Zulip Chat Archive
Stream: lean4
Topic: Surprising sharing bug
Mario Carneiro (Oct 27 2023 at 10:10):
I just wanted to share this great example of a bug I found in lean4lean. It was very puzzling: it was going through all the same motions as the C++ code but it was in rare cases performing 20x worse. On these examples there wasn't much in the profiler report, but I did notice that a lot of time was being spent in lean_array_push
in the union-find data structure, which seemed a bit weird since there were also hashmap pushes and other things that should presumably also have shown up if it was just working hard. Turns out it was a sharing bug, or actually two.
Example 1:
def push (self : UnionFind) : UnionFind where
arr := self.arr.push ⟨self.arr.size, 0⟩
model := let ⟨_, hm⟩ := self.model'; ⟨_, _, hm.push _ rfl⟩
fixed:
def push (self : UnionFind) : UnionFind where
arr := let n := self.arr.size; self.arr.push ⟨n, 0⟩
model := let ⟨_, hm⟩ := self.model'; ⟨_, _, hm.push _ rfl⟩
This one is understandable, although it's annoying that lean makes you do it.
Example 2:
def quickIsDefEq (t s : Expr) (useHash := false) : RecM LBool := do
if ← modifyGet fun st =>
let (b, m) := st.eqvManager.isEquiv useHash t s
(b, { st with eqvManager := m })
then return .true
fixed:
def quickIsDefEq (t s : Expr) (useHash := false) : RecM LBool := do
if ← modifyGet fun (.mk a1 a2 a3 a4 a5 a6 (eqvManager := m)) =>
let (b, m) := m.isEquiv useHash t s
(b, .mk a1 a2 a3 a4 a5 a6 (eqvManager := m))
then return .true
This fix makes me unhappy, and is almost enough to make me declare "modifyGet
considered harmful". If I had just used plain structure update this would have preserved sharing, but lean apparently does not hoist the projections of everything other than the eqvManager
field past the call to isEquiv
here, meaning that a reference to st
is live while isEquiv
is running and hence st.eqvManager
is shared during the call. The fix is to fully destructure it and put it back together afterward.
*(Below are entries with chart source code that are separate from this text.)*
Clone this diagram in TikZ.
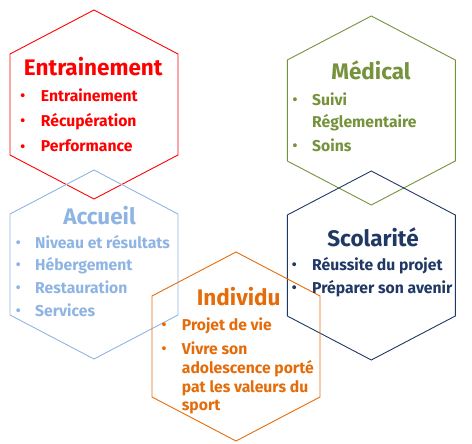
\documentclass[tikz,border=0pt]{standalone}
\usepackage{fontspec}
\setmainfont{Fira Sans}
\usetikzlibrary{calc}
\definecolor{cRed}{HTML}{FF0000}
\definecolor{cGreen}{HTML}{76923C}
\definecolor{cBlue}{HTML}{8EB4E3}
\definecolor{cNavy}{HTML}{1F3864}
\definecolor{cOrange}{HTML}{E46C0A}
\newcommand{\hexa}[3]{%
  \draw[#1, hexline] (#2,#3) ++(0,-94) -- ++(84,44) -- ++(0,101) -- ++(-84,44) -- ++(-84,-44) -- ++(0,-101) -- cycle;}
\begin{document}
\begin{tikzpicture}[x=1pt,y=-1pt,
  hexline/.style={line width=0.9pt},
  ttl/.style={anchor=base, inner sep=0pt, font=\fontsize{22.5}{26}\selectfont\bfseries},
  itm/.style={anchor=base west, inner sep=0pt, font=\fontsize{15.7}{18}\selectfont\bfseries},
  bul/.style={anchor=base, inner sep=0pt, font=\fontsize{14}{16}\selectfont\bfseries}]
\useasboundingbox (0,0) rectangle (472,444);
% hexagons
\hexa{cRed}{94}{104}
\hexa{cGreen}{371.3}{110}
\hexa{cBlue}{94}{264}
\hexa{cNavy}{371.3}{265}
\hexa{cOrange}{236}{346}
% Entrainement
\node[ttl, text=cRed] (t1) at (93.3,76) {Entrainement};
\node[bul, text=cRed] (b11) at (22.7,100.5) {•};
\node[itm, text=cRed] (i11) at (40.7,101.5) {Entrainement};
\node[bul, text=cRed] (b12) at (22.7,125.5) {•};
\node[itm, text=cRed] (i12) at (40.7,126.5) {Récupération};
\node[bul, text=cRed] (b13) at (22.7,151) {•};
\node[itm, text=cRed] (i13) at (40.7,152) {Performance};
% Medical
\node[ttl, text=cGreen] (t2) at (371,80) {Médical};
\node[bul, text=cGreen] (b21) at (295,105) {•};
\node[itm, text=cGreen] (i21) at (312,106) {Suivi};
\node[itm, text=cGreen] (i22) at (312,127.3) {Réglementaire};
\node[bul, text=cGreen] (b22) at (295,150.7) {•};
\node[itm, text=cGreen] (i23) at (312,151.7) {Soins};
% Accueil
\node[ttl, text=cBlue] (t3) at (99.5,224) {Accueil};
\node[bul, text=cBlue] (b31) at (18.3,247.3) {•};
\node[itm, text=cBlue] (i31) at (35,248.3) {Niveau et résultats};
\node[bul, text=cBlue] (b32) at (18.3,269.7) {•};
\node[itm, text=cBlue] (i32) at (35,270.7) {Hébergement};
\node[bul, text=cBlue] (b33) at (18.3,292.3) {•};
\node[itm, text=cBlue] (i33) at (35,293.3) {Restauration};
\node[bul, text=cBlue] (b34) at (18.3,315.7) {•};
\node[itm, text=cBlue] (i34) at (35,316.7) {Services};
% Scolarite
\node[ttl, text=cNavy] (t4) at (373,246) {Scolarité};
\node[bul, text=cNavy] (b41) at (294.3,269) {•};
\node[itm, text=cNavy] (i41) at (312,270) {Réussite du projet};
\node[bul, text=cNavy] (b42) at (294.3,292.3) {•};
\node[itm, text=cNavy] (i42) at (312,293.3) {Préparer son avenir};
% Individu
\node[ttl, text=cOrange] (t5) at (238.7,305.7) {Individu};
\node[bul, text=cOrange] (b51) at (164,329) {•};
\node[itm, text=cOrange] (i51) at (181.7,330) {Projet de vie};
\node[bul, text=cOrange] (b52) at (164,353) {•};
\node[itm, text=cOrange] (i52) at (181.7,354) {Vivre son};
\node[itm, text=cOrange] (i53) at (181.7,373.3) {adolescence porté};
\node[itm, text=cOrange] (i54) at (181.7,392.3) {pat les valeurs du};
\node[itm, text=cOrange] (i55) at (181.7,410.5) {sport};
\end{tikzpicture}
\end{document}
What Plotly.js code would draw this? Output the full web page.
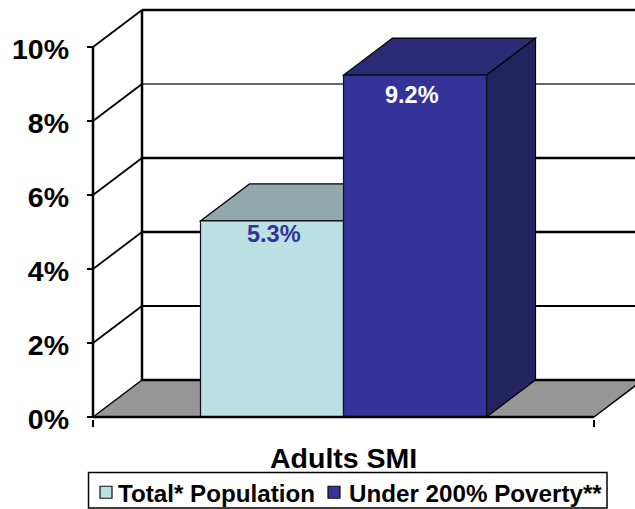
<!DOCTYPE html>
<html>
<head>
<meta charset="utf-8">
<script src="https://cdn.plot.ly/plotly-3.0.1.min.js"></script>
<style>html,body{margin:0;padding:0;background:#fff}</style>
</head>
<body>
<div id="chart" style="width:635px;height:509px"></div>
<script>
// Data
var seriesNames = ["Total* Population", "Under 200% Poverty**"];
var seriesValues = [5.3, 9.24];
var valueLabels = ["5.3%", "9.2%"];
var labelColors = ["#333399", "#ffffff"];
var categoryLabel = "Adults SMI";
var tickValues = [0, 2, 4, 6, 8, 10];
var tickLabels = ["0%", "2%", "4%", "6%", "8%", "10%"];
// Style
var frontColors = ["#BAE0E3", "#333399"];
var topColors = ["#92A9AC", "#2A2A75"];
var sideColors = ["#7F9A9C", "#232360"];
var gridWidths = [2, 2.5, 2.5, 1.5, 2.5];

var PLOT_W = 548, PLOT_H = 414;
var unitX = 501, unitY = 37;          // pixels per axis unit
var depthX = 49 / unitX, depthY = 1;  // oblique depth of the box
var barW = 143 / unitX;
var barStart = 107.5 / unitX;
var FONT = "'Liberation Sans', Arial, sans-serif";

function poly(pts, fill, lw, lc) {
  var path = pts.map(function (p, i) { return (i ? "L" : "M") + p[0] + "," + p[1]; }).join(" ") + " Z";
  return {type: "path", xref: "x", yref: "y", layer: "below", path: path, fillcolor: fill,
          line: {color: lc || "#000", width: lw === undefined ? 1 : lw}};
}
function seg(x0, y0, x1, y1, w, c, layer) {
  return {type: "line", xref: "x", yref: "y", layer: layer || "below", x0: x0, y0: y0, x1: x1, y1: y1,
          line: {color: c || "#000", width: w}};
}

var xMax = (PLOT_W - 6) / unitX;
var xEnd = 1 + depthX + 0.1;
var shapes = [];
// floor
shapes.push(poly([[0, 0], [1, 0], [1 + depthX, depthY], [depthX, depthY]], "#969696", 0));
// back wall edges and gridlines
shapes.push(seg(depthX, depthY, xEnd, depthY, 2.5));
tickValues.forEach(function (t, i) {
  if (t === 0) return;
  shapes.push(seg(depthX, t + depthY, xEnd, t + depthY, gridWidths[i - 1], i === 4 ? "#333" : "#000"));
  shapes.push(seg(0, t, depthX, t + depthY, 1.8));
});
shapes.push(seg(0, 0, depthX, depthY, 1.5));
shapes.push(seg(1, 0, 1 + depthX, depthY, 1.5));
shapes.push(seg(depthX, depthY, depthX, tickValues[5] + depthY, 2.5));
// bar depth faces
var barLefts = seriesValues.map(function (v, i) { return barStart + i * barW; });
seriesValues.forEach(function (v, i) {
  var l = barLefts[i], r = l + barW;
  shapes.push(poly([[l, v], [r, v], [r + depthX, v + depthY], [l + depthX, v + depthY]], topColors[i], 1.2));
  shapes.push(poly([[r, 0], [r, v], [r + depthX, v + depthY], [r + depthX, depthY]], sideColors[i], 1.2));
});
// front axes on top of everything
shapes.push(seg(0, 0, 0, tickValues[5], 2.5, "#000", "above"));
shapes.push(seg(0, 0, 1, 0, 2.5, "#000", "above"));
// legend box
shapes.push({type: "rect", xref: "paper", yref: "paper", layer: "above",
  x0: (88.5 - 87) / PLOT_W, x1: (607 - 87) / PLOT_W, y0: (419 - 508) / PLOT_H, y1: (419 - 472.5) / PLOT_H,
  line: {color: "#000", width: 1.5}, fillcolor: "rgba(0,0,0,0)"});

var legendIds = ["legend", "legend2"];
var traces = seriesValues.map(function (v, i) {
  return {type: "bar", name: seriesNames[i], legend: legendIds[i], x: [barLefts[i] + barW / 2], y: [v], width: [barW],
          marker: {color: frontColors[i], line: {color: "#111", width: 1.2}},
          hoverinfo: "skip"};
});

var labelDrop = [3, 10];
var labelShift = [2, -3];
var annotations = seriesValues.map(function (v, i) {
  return {xref: "x", yref: "y", x: barLefts[i] + barW / 2, y: v, xanchor: "center", yanchor: "top",
          xshift: labelShift[i], yshift: -labelDrop[i] + 5, text: valueLabels[i], showarrow: false,
          font: {family: FONT, size: 23.5, weight: "bold", color: labelColors[i]}};
});
annotations.push({xref: "x", yref: "paper", x: 0.5, y: 0, xanchor: "center", yanchor: "top", yshift: -21,
  text: categoryLabel, showarrow: false, font: {family: FONT, size: 28.5, weight: "bold", color: "#000"}});

function legendAt(px) {
  return {orientation: "h", x: (px - 87) / PLOT_W, xanchor: "left", y: (419 - 470) / PLOT_H, yanchor: "top",
          bgcolor: "rgba(255,255,255,0)", borderwidth: 0,
          font: {family: FONT, size: 24.2, weight: "bold", color: "#000"}};
}

var layout = {
  width: 635, height: 509, autosize: false,
  margin: {l: 87, r: 0, t: 5, b: 90, pad: 0, autoexpand: false},
  paper_bgcolor: "#fff", plot_bgcolor: "#fff",
  barmode: "overlay", bargap: 0,
  xaxis: {range: [-6 / unitX, xMax], tickmode: "array", tickvals: [0, 1], ticktext: ["", ""],
          ticks: "outside", ticklen: 7, tickwidth: 1.5, tickcolor: "#000",
          showgrid: false, zeroline: false, showline: false, fixedrange: true},
  yaxis: {range: [-2 / unitY, 412 / unitY], tickmode: "array", tickvals: tickValues, ticktext: tickLabels,
          ticks: "inside", ticklen: 6, tickwidth: 1.5, tickcolor: "#000", ticklabelstandoff: 17,
          tickfont: {family: FONT, size: 28.5, weight: "bold", color: "#000"},
          showgrid: false, zeroline: false, showline: false, fixedrange: true},
  legend: legendAt(86),
  legend2: legendAt(314),
  shapes: shapes,
  annotations: annotations,
  showlegend: true
};
function polish() {
  var gd = document.getElementById("chart");
  // tighten the gap between each legend swatch and its text
  gd.querySelectorAll(".legendtext").forEach(function (t) { t.setAttribute("transform", "translate(-8,0)"); });
  gd.querySelectorAll(".legend2text").forEach(function (t) { t.setAttribute("transform", "translate(-5,0)"); });
  // tick labels sit slightly below their ticks
  gd.querySelectorAll("g.ytick").forEach(function (t) { t.setAttribute("transform", "translate(0,2)"); });
}
Plotly.newPlot("chart", traces, layout, {displayModeBar: false, staticPlot: true}).then(function () {
  polish();
  setTimeout(polish, 0);
  setTimeout(polish, 150);
});
</script>
</body>
</html>
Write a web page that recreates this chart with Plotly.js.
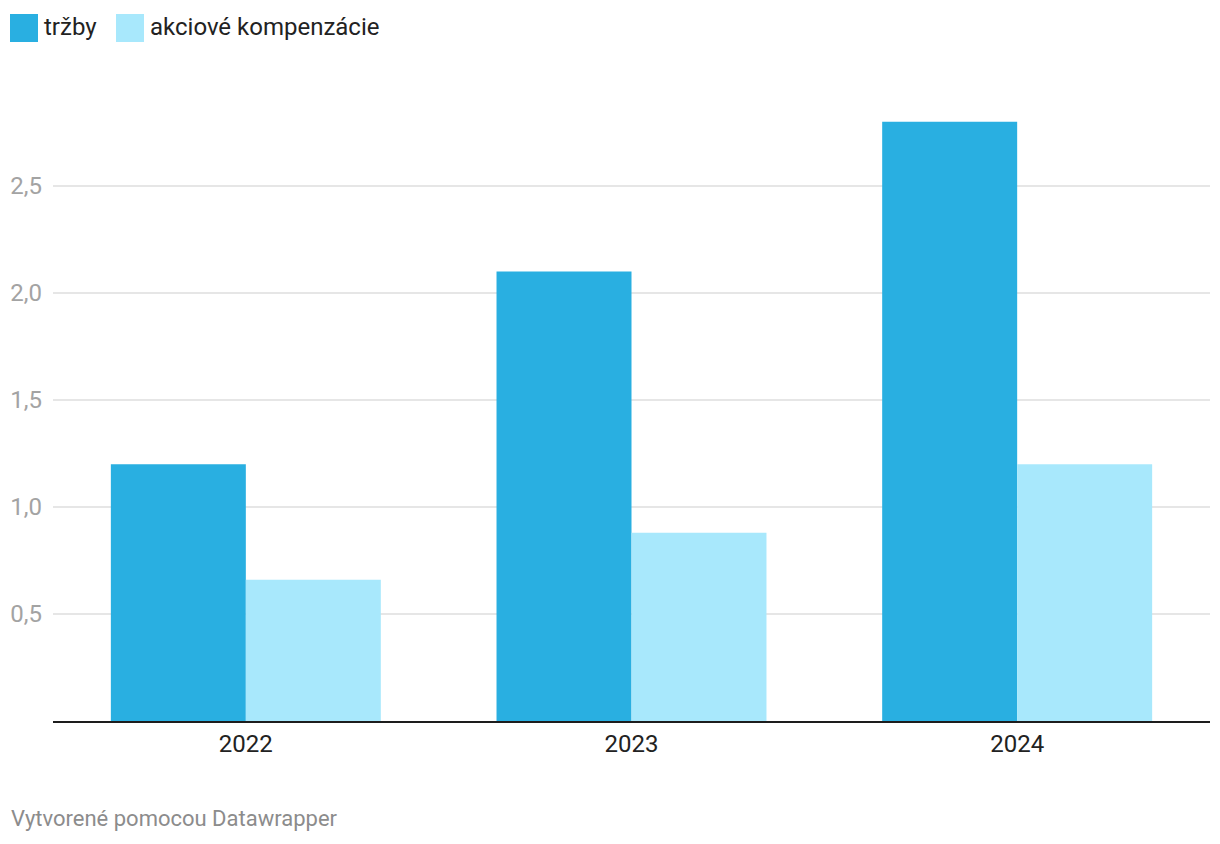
<!DOCTYPE html>
<html>
<head>
<meta charset="utf-8">
<script src="https://cdn.plot.ly/plotly-3.0.1.min.js"></script>
<style>
  html, body { margin: 0; padding: 0; background: #fff; }
  #chart { width: 1220px; height: 844px; }
</style>
</head>
<body>
<div id="chart"></div>
<script>
// data
var years = ["2022", "2023", "2024"];
var trzby = [1.2, 2.1, 2.8];
var kompenzacie = [0.66, 0.88, 1.2];
var yTicks = [0.5, 1.0, 1.5, 2.0, 2.5];
var seriesNames = ["tržby", "akciové kompenzácie"];
var seriesColors = ["#29afe1", "#a8e8fc"];

var data = [
    {x: years, y: trzby, type: "bar", name: seriesNames[0],
     marker: {color: seriesColors[0]}, hoverinfo: "y"},
    {x: years, y: kompenzacie, type: "bar", name: seriesNames[1],
     marker: {color: seriesColors[1]}, hoverinfo: "y"}
];

// custom legend: big squares + labels at top left
var legendX = [10, 116];
var shapes = [];
var annotations = [];
seriesNames.forEach(function(name, i){
    shapes.push({type: "rect", xref: "paper", yref: "paper", layer: "above",
        x0: (legendX[i] - 53) / 1157, x1: (legendX[i] + 28 - 53) / 1157,
        y0: (721 - 14) / 621, y1: (721 - 42) / 621,
        fillcolor: seriesColors[i], line: {width: 0}});
    annotations.push({text: name, xref: "paper", yref: "paper",
        x: (legendX[i] + 32 - 53) / 1157, y: (721 - 27) / 621,
        xanchor: "left", yanchor: "middle", showarrow: false,
        font: {size: 24, color: "#222"}});
});

annotations.push({text: "Vytvorené pomocou Datawrapper", xref: "paper", yref: "paper",
    x: (9 - 53) / 1157, y: (721 - 818) / 621, xanchor: "left", yanchor: "middle",
    showarrow: false, font: {size: 22, color: "#8c8c8c"}});

var layout = {
    width: 1220,
    height: 844,
    margin: {l: 53, r: 10, t: 100, b: 123},
    paper_bgcolor: "#fff",
    plot_bgcolor: "#fff",
    font: {family: "Roboto, sans-serif", size: 24, color: "#222"},
    separators: ",.",
    showlegend: false,
    barmode: "group",
    bargap: 0.3,
    bargroupgap: 0,
    xaxis: {
        type: "category",
        showline: true, linecolor: "#1d1d1d", linewidth: 2,
        showgrid: false, zeroline: false,
        ticks: "", tickfont: {size: 24, color: "#222"},
        fixedrange: true
    },
    yaxis: {
        range: [0, 2.902],
        tickvals: yTicks,
        tickformat: ".1f",
        showgrid: true, gridcolor: "#e6e6e6", gridwidth: 2,
        zeroline: false, showline: false,
        ticks: "", ticklabelstandoff: 10,
        tickfont: {size: 24, color: "#a3a3a3"},
        fixedrange: true
    },
    shapes: shapes,
    annotations: annotations
};

Plotly.newPlot("chart", data, layout, {displayModeBar: false, staticPlot: true});
</script>
</body>
</html>
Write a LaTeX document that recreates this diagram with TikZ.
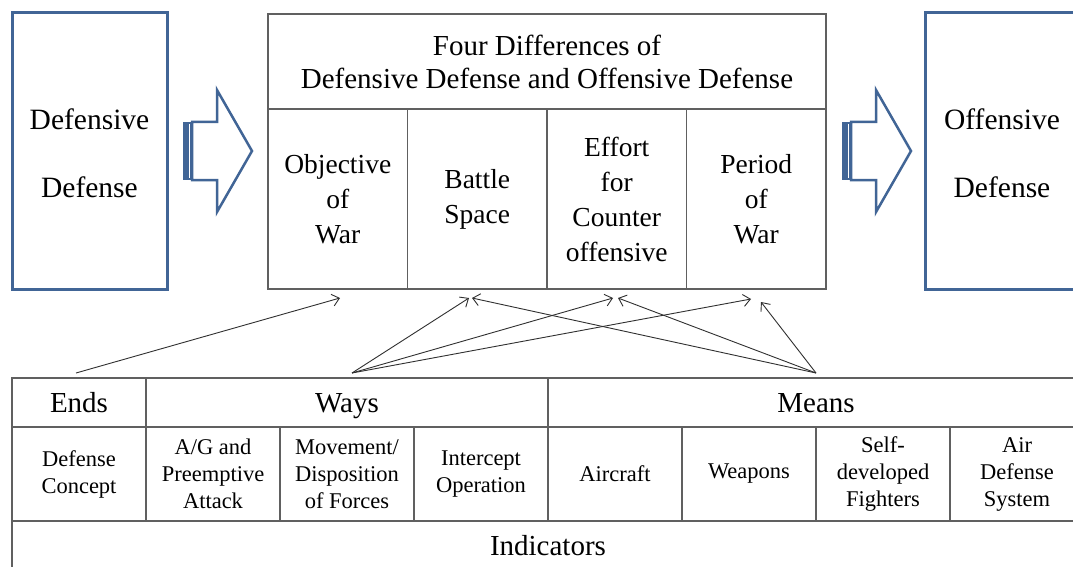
\documentclass[tikz,border=0pt]{standalone}
\usepackage{fontspec}
\setmainfont{Liberation Serif}
\usetikzlibrary{arrows.meta}
\definecolor{boxblue}{HTML}{416596}
\definecolor{linegray}{HTML}{606060}
\definecolor{arrowgray}{HTML}{303030}

\tikzset{
	sidebox/.style={draw=boxblue, line width=3pt, inner sep=0pt},
	sidetext/.style={align=center, font=\fontsize{29.5}{68}\selectfont},
	cell/.style={draw=linegray, line width=1.3pt, inner sep=0pt, align=center},
	headtext/.style={font=\fontsize{29}{33}\selectfont},
	bigtext/.style={font=\fontsize{27.5}{35}\selectfont},
	rowtext/.style={font=\fontsize{29}{33}\selectfont, text height=22pt, text depth=3pt},
	smalltext/.style={font=\fontsize{22.5}{27}\selectfont},
	link/.style={draw=arrowgray, line width=0.9pt, -{Straight Barb[length=7pt,width=12pt,line width=0.9pt]}},
	blockarrow/.style={draw=boxblue, line width=2.5pt, fill=white, line join=miter}
}

\begin{document}
\begin{tikzpicture}[x=1pt,y=-1pt]
	\useasboundingbox[fill=white] (0,0) rectangle (1073,567);
	%
	%side boxes
	\draw[sidebox] (12,13) rectangle (167,289);
	\node[sidetext] (defdef) at (89.5,153) {Defensive\\Defense};
	\draw[sidebox] (925,13) rectangle (1090,289);
	\node[sidetext] (offdef) at (1002,153) {Offensive\\Defense};
	%
	%block arrows
	\foreach \dx in {0,659}{
		\begin{scope}[shift={(\dx,0)}]
			\fill[boxblue] (183,122) rectangle (192,180);
			\draw[white, line width=0.8pt] (189.5,124) -- (189.5,178);
			\draw[blockarrow] (192,122) -- (217,122) -- (217,90) -- (252,151)
				-- (217,212) -- (217,180) -- (192,180) -- cycle;
		\end{scope}
	}
	%
	%middle table
	\node[cell, headtext, minimum width=558pt, minimum height=95pt] (four) at (547,61.5)
		{Four Differences of\\Defensive Defense and Offensive Defense};
	\node[cell, bigtext, minimum width=139.5pt, minimum height=180pt] (obj)    at (337.75,199) {Objective\\of\\War};
	\node[cell, bigtext, minimum width=139.5pt, minimum height=180pt] (battle) at (477.25,199) {Battle\\Space};
	\node[cell, bigtext, minimum width=139.5pt, minimum height=180pt] (effort) at (616.75,199) {Effort\\for\\Counter\\offensive};
	\node[cell, bigtext, minimum width=139.5pt, minimum height=180pt] (period) at (756.25,199) {Period\\of\\War};
	%
	%bottom table, first row
	\node[cell, rowtext, minimum width=134pt, minimum height=49pt] (ends)  at (79,402.5)  {Ends};
	\node[cell, rowtext, minimum width=402pt, minimum height=49pt] (ways)  at (347,402.5) {Ways};
	\node[cell, rowtext, minimum width=536pt, minimum height=49pt] (means) at (816,402.5) {Means};
	%
	%bottom table, second row
	\node[cell, smalltext, minimum width=134pt, minimum height=94pt] (concept)   at (79,474)  {Defense\\Concept};
	\node[cell, smalltext, minimum width=134pt, minimum height=94pt] (agattack)  at (213,474) {A/G and\\Preemptive\\Attack};
	\node[cell, smalltext, minimum width=134pt, minimum height=94pt] (movement)  at (347,474) {Movement/\\Disposition\\of Forces};
	\node[cell, smalltext, minimum width=134pt, minimum height=94pt] (intercept) at (481,474) {Intercept\\Operation};
	\node[cell, smalltext, minimum width=134pt, minimum height=94pt] (aircraft)  at (615,474) {Aircraft};
	\node[cell, smalltext, minimum width=134pt, minimum height=94pt] (weapons)   at (749,474) {Weapons};
	\node[cell, smalltext, minimum width=134pt, minimum height=94pt] (selfdev)   at (883,474) {Self-\\developed\\Fighters};
	\node[cell, smalltext, minimum width=134pt, minimum height=94pt] (airdef)    at (1017,474) {Air\\Defense\\System};
	%
	%bottom table, last row
	\node[cell, rowtext, minimum width=1072pt, minimum height=50pt] (indic) at (548,546) {Indicators};
	%
	%arrow ends
	\coordinate (endsOut)  at (76,373);
	\coordinate (waysOut)  at (352,373);
	\coordinate (meansOut) at (816,373);
	\coordinate (objIn)    at (340,298);
	\coordinate (batIn)    at (469,298);
	\coordinate (batInR)   at (472,298);
	\coordinate (effIn)    at (613,298);
	\coordinate (effInR)   at (618,298);
	\coordinate (perIn)    at (751,299);
	\coordinate (perInR)   at (761,302);
	%
	\draw[link] (endsOut) -- (objIn);		%Ends--Objective
	\draw[link] (waysOut) -- (batIn);		%Ways--Battle
	\draw[link] (waysOut) -- (effIn);		%Ways--Effort
	\draw[link] (waysOut) -- (perIn);		%Ways--Period
	\draw[link] (meansOut) -- (batInR);		%Means--Battle
	\draw[link] (meansOut) -- (effInR);		%Means--Effort
	\draw[link] (meansOut) -- (perInR);		%Means--Period
\end{tikzpicture}
\end{document}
Mario Carneiro (Oct 27 2023 at 10:28):
Oh no, it's even worse than I thought: the bug fix above doesn't work. Here's an MWE:
@[noinline] def bla : StateM (Array Nat) Bool := fun s => (true, s)
set_option compiler.extract_closed false in
set_option trace.compiler.ir.result true in
def test : StateT (Array Nat × Array Nat) Id Bool :=
fun st =>
let ⟨one, two⟩ := dbgTraceIfShared "st" st
let (b, two') := bla (dbgTraceIfShared "two" two)
pure (b, ⟨one, two'⟩)
set_option compiler.extract_closed false in
#eval test ⟨#[], #[]⟩
This prints shared RC two
even though it manifestly uses every value linearly
Mario Carneiro (Oct 27 2023 at 10:32):
Here's the start of the extracted function test
:
def test (x_1 : obj) : obj :=
let x_2 : obj := "st";
let x_3 : obj := dbgTraceIfShared ◾ x_2 x_1;
let x_4 : u8 := isShared x_3;
case x_4 : u8 of
Bool.false →
let x_5 : obj := proj[0] x_3;
let x_6 : obj := proj[1] x_3;
let x_7 : obj := "two";
let x_8 : obj := dbgTraceIfShared ◾ x_7 x_6;
let x_9 : obj := bla x_8;
let x_10 : u8 := isShared x_9;
case x_10 : u8 of
Bool.false →
let x_11 : obj := proj[0] x_9;
set x_9[0] := x_5;
set x_3[1] := x_9;
set x_3[0] := x_11;
ret x_3
Bool.true →
let x_12 : obj := proj[0] x_9;
let x_13 : obj := proj[1] x_9;
inc x_13;
inc x_12;
dec x_9;
let x_14 : obj := ctor_0[Prod.mk] x_5 x_13;
set x_3[1] := x_14;
set x_3[0] := x_12;
ret x_3
I think it might be that the FBIP optimization, which has triggered to reuse the memory of x_3
, is also keeping it alive and causing a shared result? This seems very bizarre
Mario Carneiro (Oct 27 2023 at 10:52):
Oops, false alarm, the test is bad because lean made two copies of the empty array via CSE. Using test ⟨#[0], #[1]⟩
results in no shared data. The bug fix does work, it just shows sharing at the very beginning because the empty state is shared.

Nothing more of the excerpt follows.